On December 10, 2009, staff counsel asked all parties for input on this matter.  Gulf, TECO, PEF, OPC, Attorney General, FPUC, and FRF informed staff counsel that they will not be filing briefs. On December 11, 2009, FPL and FIPUG filed a brief in response to staff counsel’s email. 

FPL in its brief stated that FPL intends to refund the $364,843,209 over-recovery using the same mechanism that the Commission approved and FPL employed in March 2009 to refund replacement power costs associated with the drilled hole incident.  FPL further stated that because of the substantial amount of additional programming and other preparation that would be required to make a one-time refund on a different basis, a change in course at this time would inject increased costs, confusion, and delay for customers.  Moreover, the refund factor that FPL filed on November 4, 2009, has been widely communicated to customers.  Finally, FPL stated in its brief that on November 4, 2009, FPL filed revised schedules reflecting the calculation of the refund factor that is to be applied to bills in January 2010.  FPL stated that it received no objections to the calculation of the refund factor filed on November 4, 2009.

FIPUG contends in its brief that FPL’s refund should be made as proposed, in accordance with Order No. PSC-09-0024-FOF-EI.  An FRF representative communicated that FRF supports FPL’s proposed refund methodology, but FRF did not file a brief.

Staff has presented two alternatives for the Commission to consider: (1) base the refund on 2009 consumption, and (2) base the refund on January 2010 consumption.  Both alternatives are discussed below.

Refund based on 2009 consumption

Since the over-recovery occurred in 2009, staff is recommending this alternative to the Commission.  Basing the refund on twelve months of each customer’s consumption will smooth out the month-to-month variation in consumption and will better match the refund with the customers’ contribution to the over-recovery.  Staff believes this method could result in the refund being closer to actual consumption.   

FPL in its brief stated that modifying the billing system to compute the refund based on the 2009 consumption and locating and making refunds to all customers who consumed electricity in 2009 would result in programming changes in the range of $200,000 to $250,000 and would take approximately seven months to implement.  However, staff is not recommending that former 2009 customers receive a refund.  Staff is recommending that only customers of record in January 2010 should receive a refund.  Staff therefore believes that FPL’s programming costs are over-stated.

Primary staff believes this case can be differentiated from Order No. PSC-09-0024-FOF-EI.  First, the refund ordered as a result of the drilled hole incident was considerably smaller ($6.7 million vs. $365 million).  Second, the $6.7 million refund was based on replacement fuel cost FPL incurred during a short time period, while the $365 million over-recovery is based on 2009 consumption.

 

Refund based on consumption in  January 2010 billing cycle

Staff believes that the Commission should also consider a refund based on January 2010 bills as FPL proposed.  That method is also supported by FIPUG and FRF.  FPL stated in its brief that FPL’s proposed method is based on the precedent established by Order No.

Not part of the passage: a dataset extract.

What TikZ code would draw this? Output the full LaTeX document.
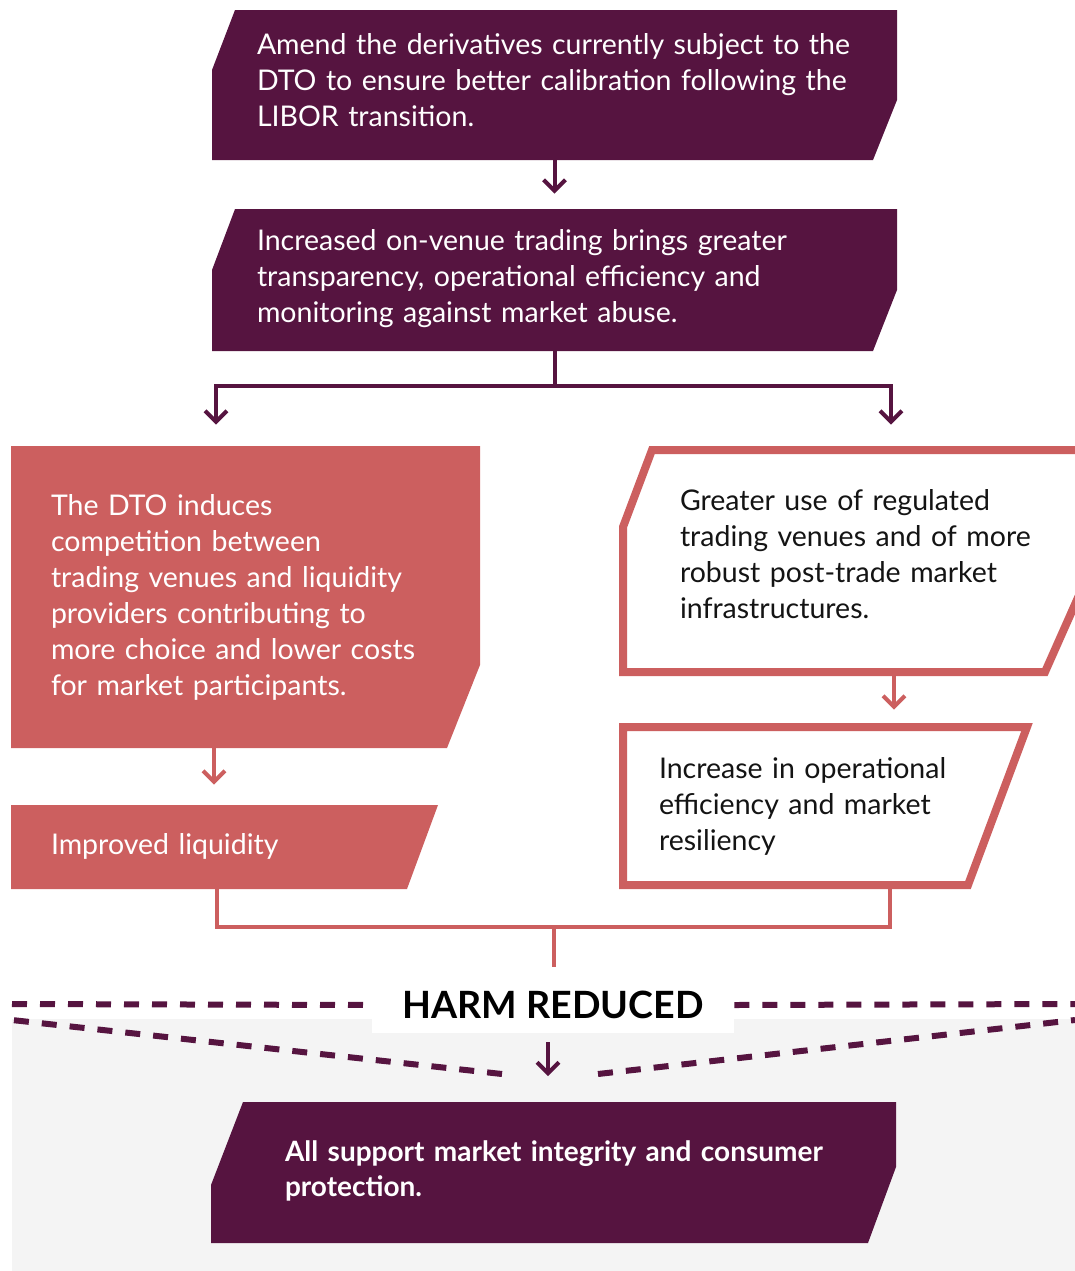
\documentclass[tikz,border=0pt]{standalone}
\usepackage{fontspec}
\setmainfont{Lato}
\definecolor{Plum}{RGB}{86, 20, 64}
\definecolor{Coral}{RGB}{204, 95, 95}
\definecolor{PaleGray}{RGB}{244, 244, 244}
\definecolor{InkBlack}{RGB}{20, 20, 20}
\usepackage{tikz}
\usetikzlibrary{arrows.meta, positioning, calc}

\tikzset{
    stepbox/.style={inner ysep=0pt, align=left, anchor=center, font=\fontsize{14.25}{18}\selectfont},
    plumline/.style={draw=Plum, line width=2pt},
    plumarrow/.style={plumline, -{Straight Barb[length=5.5pt, width=11pt]}},
    coralline/.style={draw=Coral, line width=2pt},
    coralarrow/.style={coralline, -{Straight Barb[length=5.5pt, width=11pt]}},
    dashline/.style={draw=Plum, line width=3pt, dash pattern=on 7.5pt off 6.5pt},
}

\begin{document}
\begin{tikzpicture}[x=0.5pt, y=-0.5pt]
        \clip (0,0) rectangle (1075,1271);
        \useasboundingbox (0,0) rectangle (1075,1271);

        % Shaded area for the outcome
        \fill[PaleGray] (12,1019) rectangle (1075,1271);

        % Box shapes
        \fill[Plum] (235,10) -- (897,10) -- (897,100) -- (873,160) -- (212,160) -- (212,70) -- cycle;
        \fill[Plum] (235,209) -- (897,209) -- (897,290) -- (873,351) -- (212,351) -- (212,270) -- cycle;
        \fill[Coral] (11,446) -- (480,446) -- (480,665) -- (447,748) -- (11,748) -- cycle;
        \fill[Coral] (11,805) -- (438,805) -- (407,889) -- (11,889) -- cycle;
        \draw[Coral, line width=4pt, fill=white] (652,450) -- (1100,450) -- (1100,548) -- (1045,672) -- (623,672) -- (623,527) -- cycle;
        \draw[Coral, line width=4pt, fill=white] (623,727) -- (1027,727) -- (968,885) -- (623,885) -- cycle;
        \fill[Plum] (243,1102) -- (896,1102) -- (896,1167) -- (868,1243) -- (211,1243) -- (211,1185) -- cycle;

        % Texts of the boxes
        \node[stepbox, text=white, minimum width=342.5pt, minimum height=75pt, inner xsep=22.5pt, text width=297.5pt] (amend) at (554.5,80)
            {Amend the derivatives currently subject to the\\DTO to ensure better calibration following the\\LIBOR transition.};
        \node[stepbox, text=white, minimum width=342.5pt, minimum height=71pt, inner xsep=22.5pt, text width=297.5pt] (onvenue) at (554.5,279)
            {Increased on-venue trading brings greater\\transparency, operational efficiency and\\monitoring against market abuse.};
        \node[stepbox, text=white, minimum width=234.5pt, minimum height=151pt, inner xsep=20pt, text width=194.5pt] (compet) at (245.5,597)
            {The DTO induces\\competition between\\trading venues and liquidity\\providers contributing to\\more choice and lower costs\\for market participants.};
        \node[stepbox, text=white, minimum width=213.5pt, minimum height=42pt, inner xsep=20pt, text width=173.5pt] (liquid) at (224.5,846)
            {Improved liquidity};
        \node[stepbox, text=InkBlack, minimum width=240pt, minimum height=111pt, inner xsep=30pt, text width=180pt] (venues) at (860,554)
            {Greater use of regulated\\trading venues and of more\\robust post-trade market\\infrastructures.};
        \node[stepbox, text=InkBlack, minimum width=202pt, minimum height=79pt, inner xsep=18pt, text width=166pt] (efficiency) at (825,806)
            {Increase in operational\\efficiency and market\\resiliency};

        % Harm reduced
        \draw[dashline] (502,1074) -- (12,1020);
        \draw[dashline] (598,1074) -- (1075,1020);
        \node[fill=white, minimum width=181pt, minimum height=28pt, font=\bfseries\fontsize{18.8}{22}\selectfont] (harm) at (553,1005) {HARM REDUCED};
        \draw[dashline] (12,1004) -- (harm.west);
        \draw[dashline] (harm.east) -- (1075,1004);

        \node[stepbox, text=white, minimum height=70.5pt, inner xsep=20pt, text width=290pt, font=\bfseries\fontsize{14}{17.5}\selectfont] (support) at (575,1171)
            {All support market integrity and consumer\\protection.};

        % Connectors
        \draw[plumarrow, shorten >=7pt] (amend.south) -- (onvenue.north);
        \coordinate (fork) at (554.5,386);
        \draw[plumline] (onvenue.south) -- (fork);
        \draw[plumarrow] (fork) -| ([xshift=-14.75pt, yshift=10.5pt]compet.north);
        \draw[plumarrow] (fork) -| ([xshift=15.5pt, yshift=9pt]venues.north);

        \draw[coralarrow] ([xshift=-15.75pt]compet.south) -- ([xshift=-5.25pt, yshift=9.5pt]liquid.north);
        \draw[coralarrow] ([xshift=17pt]venues.south |- 0,676) -- ([xshift=34.5pt, yshift=8.5pt]efficiency.north);

        \coordinate (join) at (554,927);
        \draw[coralline] ([xshift=-3.75pt]liquid.south) |- (join) -| ([xshift=32.5pt, yshift=-2pt]efficiency.south);
        \draw[coralline] (join) -- ([yshift=5pt]join |- harm.north);

        \draw[plumarrow, shorten <=4.5pt, shorten >=12pt] ([xshift=-2.5pt]harm.south) -- ([xshift=-2.5pt]harm.south |- support.north);
\end{tikzpicture}
\end{document}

PSC-09-0024-FOF-EI, and FPL’s filing of revised schedules on November 4, 2009, provided parties with notice regarding its intended refund methodology.

Staff notes that a customer’s consumption for a specific month will vary from the consumption for the same customer for the past twelve months.  Using twelve months of consumption could be considered a more accurate method of refunding the over-recovery since it probably more accurately matches the consumption that created the over-recovery.  Any method short of complete bill recalculations, however, will not be completely exact since there is no way to match each customer’s refund to their exact contribution to the over-recovery.   

The discussions among Commissioners at the November 2 hearing, as well as the responses from FPL and parties on the refund matter, suggest that administrative efficiency and minimizing costs were important considerations.  In specifying a credit on bills, as opposed to issuing checks to customers, the Commission recognized the need to minimize the administrative cost of the refund.  A refund based on January 2010 bills would be the least-cost option and consistent with FPL’s November 4, 2009, calculations. 

FPL in its brief stated that FPL does not believe it is feasible at this time to base the refunds on consumption over a time period other than January 2010 and then make those refunds in January 2010.  FPL stated the refunds need to start being made in less than three weeks.

Conclusion 

Staff has presented two alternatives for the Commission to consider.  Staff’s primary recommendation is that the refund should be based on each customer’s consumption for the 12 consecutive billing cycles that end with the December 2009 billing cycle.  Only customers of record in January 2010 should receive a refund.   In the alternative, staff recommends that the refund should be made on January 2010 bills and based upon that bill’s consumption, and only customers of record in January 2010 should receive a refund.


Issue 2

 Should this docket be closed?

Recommendation

 No.  The Fuel and Purchased Power Cost Recovery Clause docket is an on-going docket and should remain open.  (Bennett)

Staff Analysis

 The Fuel and Purchased Power Cost Recovery Clause docket is an on-going docket and should remain open.



[1] Order No. PSC-09-0795-FOF-EI, issued December 2, 2009, in Docket No. 090001-EI, In re: Fuel and purchased power cost recovery clause with generating performance incentive factor.

[2] Order No. PSC-09-0024-FOF-EI, issued January 7, 2009, in Docket No. 080001-EI, In re: Fuel and purchased power cost recovery clause with generating performance incentive factor.